Pero España no está muerta. Hace un año, un político nombró un gobierno de políticos para hacer Política mirando a la gente. De su propósito de hacer otra vez de España un territorio en el que pudieran convivir a gusto todos los españoles y los que eligieron vivir aquí, no logró desviarles el pataleo rabioso de los politiqueros empeñados en sepultar todos sus esfuerzos bajo una avalancha de insultos y mentiras. El empeño de Pedro Sánchez y su gobierno en reconstruir a una sociedad desorientada humanizándola mediante la igualdad y la justicia, respetando una economía de mercado que hiciera posible el crecimiento y el bienestar; ese empeño se mostró más recio que la histeria de sus enemigos. La mayoría de los ciudadanos lo vivió así y ejerció su poder votando para que continuara su trabajo. Entonces, ¿no tocaría conjurar los pensamientos negros y seguir adelante con esperanza, con ilusión? Esa mayoría no fue suficiente.
Pedro Sánchez tendrá que pactar para obtener los votos que necesita su investidura. Dicen que pactar es bueno y necesario en una democracia.

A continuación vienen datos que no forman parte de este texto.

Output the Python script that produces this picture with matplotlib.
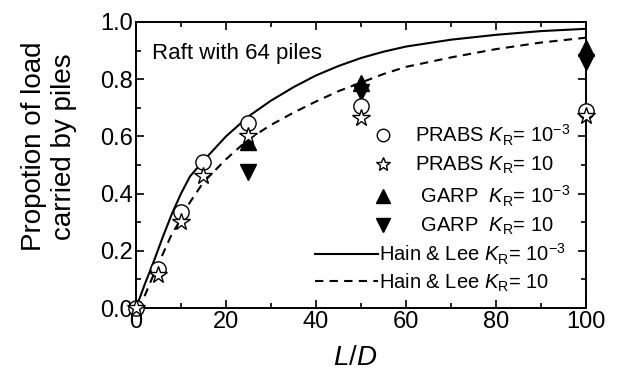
import matplotlib
matplotlib.use("Agg")
import matplotlib.pyplot as plt
from matplotlib.lines import Line2D

plt.rcParams['font.family'] = ['Liberation Sans', 'DejaVu Sans']
plt.rcParams['mathtext.fontset'] = 'custom'
plt.rcParams['mathtext.rm'] = 'Liberation Sans'
plt.rcParams['mathtext.it'] = 'Liberation Sans:italic'

# PRABS / GARP results
ld_prabs = [0, 5, 10, 15, 25, 50, 100]
prabs_lo = [0.0, 0.135, 0.335, 0.51, 0.647, 0.705, 0.69]
prabs_hi = [0.0, 0.115, 0.30, 0.46, 0.60, 0.665, 0.67]
ld_garp = [25, 50, 100]
garp_lo = [0.58, 0.785, 0.91]
garp_hi = [0.475, 0.755, 0.86]

# Hain & Lee curves
ld_hl = [0, 2, 4, 6, 8, 10, 12, 15, 20, 25, 30, 35, 40, 45, 50, 55, 60, 70, 80, 90, 100]
hl_lo = [0.0, 0.085, 0.165, 0.25, 0.33, 0.40, 0.46, 0.515, 0.60, 0.67, 0.725, 0.772,
         0.813, 0.846, 0.874, 0.896, 0.914, 0.938, 0.955, 0.968, 0.976]
hl_hi = [0.0, 0.045, 0.12, 0.19, 0.26, 0.31, 0.37, 0.44, 0.52, 0.59, 0.64, 0.683,
         0.722, 0.758, 0.788, 0.818, 0.843, 0.876, 0.905, 0.928, 0.945]

fig = plt.figure(figsize=(6.19, 3.72), dpi=100)
ax = fig.add_axes([0.2197, 0.172, 0.727, 0.769])

ax.plot(ld_hl, hl_lo, '-', color='black', lw=1.5)
ax.plot(ld_hl, hl_hi, color='black', lw=1.5, ls=(0, (4, 3)))

ax.plot(ld_garp, garp_lo, '^', color='black', ms=11, clip_on=False, zorder=4)
ax.plot(ld_garp, garp_hi, 'v', color='black', ms=11, clip_on=False, zorder=4)
ax.plot(ld_prabs, prabs_lo, 'o', mfc='white', mec='black', mew=1.0, ms=11,
        clip_on=False, zorder=5)
ax.plot(ld_prabs, prabs_hi, '*', mfc='white', mec='black', mew=1.0, ms=13,
        clip_on=False, zorder=6)

ax.set_xlim(0, 100)
ax.set_ylim(0, 1.0)
ax.set_xticks([0, 20, 40, 60, 80, 100])
ax.set_xticks(range(10, 100, 20), minor=True)
ax.set_yticks([0.0, 0.2, 0.4, 0.6, 0.8, 1.0])
ax.set_yticks([0.1, 0.3, 0.5, 0.7, 0.9], minor=True)
ax.set_yticklabels(['0.0', '0.2', '0.4', '0.6', '0.8', '1.0'])
ax.tick_params(which='both', direction='in', top=True, right=True,
               labelsize=17, width=1.2, pad=2)
ax.tick_params(which='major', length=6)
ax.tick_params(which='minor', length=3.5)
for s in ax.spines.values():
    s.set_linewidth(1.4)

ax.set_xlabel('$L/D$', fontsize=20)
ax.xaxis.set_label_coords(0.487, -0.128)
ax.set_ylabel('Propotion of load\ncarried by piles', fontsize=20,
              linespacing=1.2)
ax.yaxis.set_label_coords(-0.13, 0.565)

ax.text(0.036, 0.888, 'Raft with 64 piles', transform=ax.transAxes,
        fontsize=16, va='center', ha='left')

kr = r'$K_{\mathrm{R}}$= 10'
mark_handles = [
    Line2D([], [], ls='none', marker='o', mfc='white', mec='black', ms=9),
    Line2D([], [], ls='none', marker='*', mfc='white', mec='black', ms=10),
    Line2D([], [], ls='none', marker='^', color='black', ms=10),
    Line2D([], [], ls='none', marker='v', color='black', ms=10),
]
mark_labels = [
    'PRABS ' + kr + r'$^{\mathrm{-3}}$',
    'PRABS ' + kr,
    ' GARP  ' + kr + r'$^{\mathrm{-3}}$',
    ' GARP  ' + kr,
]
line_handles = [
    Line2D([], [], color='black', lw=1.5),
    Line2D([], [], color='black', lw=1.5, ls=(0, (4, 3))),
]
line_labels = [
    'Hain & Lee ' + kr + r'$^{\mathrm{-3}}$',
    'Hain & Lee ' + kr,
]
leg1 = ax.legend(mark_handles, mark_labels, loc='upper left', frameon=False,
                 fontsize=14.5, handlelength=1.5, handletextpad=0.8,
                 labelspacing=0.36, borderpad=0, borderaxespad=0,
                 bbox_to_anchor=(0.516, 0.648))
ax.add_artist(leg1)
ax.legend(line_handles, line_labels, loc='lower left', frameon=False,
          fontsize=14.5, handlelength=3.1, handletextpad=0.05,
          labelspacing=0.22, borderpad=0, borderaxespad=0,
          bbox_to_anchor=(0.398, 0.05))

fig.savefig('out.png', dpi=100)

Sí, cuando los pactos se realizan entre políticos responsables y honestos que entienden la política como servicio a las personas. ¿Cómo se pacta con los politiqueros que amenazan la igualdad que hace posible la convivencia? ¿Cómo se pacta con quienes anteponen ambiciones personales, líneas rojas, cordones sanitarios a un programa político?
Cabe la posibilidad de que sea necesario repetir las elecciones, en cuyo caso habrá que contener otra vez la respiración o confiar una vez más en la responsabilidad de los ciudadanos para no asfixiarse.